The decline in Mediatech investment in Q4 2007 was almost entirely due to shrinking investment into Content and Service (C&S) Providers – a reversal of the first three quarters of 2007. Investment into C&S Providers from Q1-Q3 2007 totaled €372 million euros, up 72% from the same period in 2006. Yet from Q3 to Q4 2007, investment into C&S providers plummeted from €173 million to €49 million – a decline of 72%.
Investment trends within the Video sub-sector are a microcosm of the wider rise and decline of C&S Providers during 2007. In Q2 and Q3 2007, Video startups pulled in several large financing rounds: Joost raised €33.2 million and VideoJug raised €22 million in Q2; and Dailymotion and Metacafe picked up €24.9 and €22.3 million respectively in Q3. In Q4 2007, however, the biggest disclosed European Video deal was RayV, a Joost competitor which received a modest €£5.7 million from Accel Partners.

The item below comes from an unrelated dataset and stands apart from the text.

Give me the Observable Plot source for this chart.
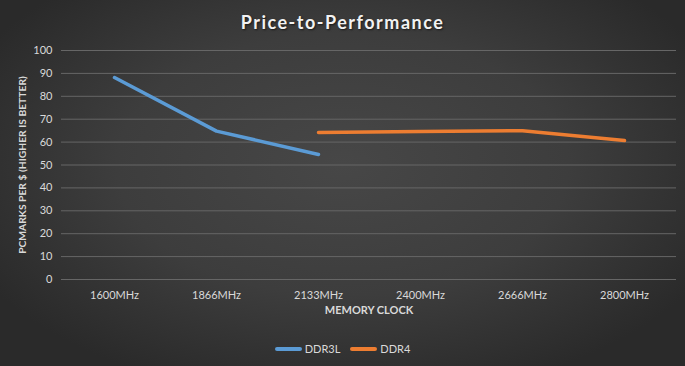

One bright spot amongst Content and Service Providers which could see more attention in 2008 is Search & Directory. Investment into this sub-sector rose 211% between 2006 and 2007, buoyed by both vertical and general search engines. Some major VC deals in 2007 involving vertical search engines include: residential search engines Properazzi and Zoomf.com (from Spain and the UK respectively); German gaming search engine Wazap!; and French Enterprise search engine Exalead. 2007 also saw the funding of generalist search engines with a unique spin, such as Russia’s Quintura, which presents search results as a visual tag cloud; and the UK’s True Knowledge, whose software answers natural language queries for facts and information.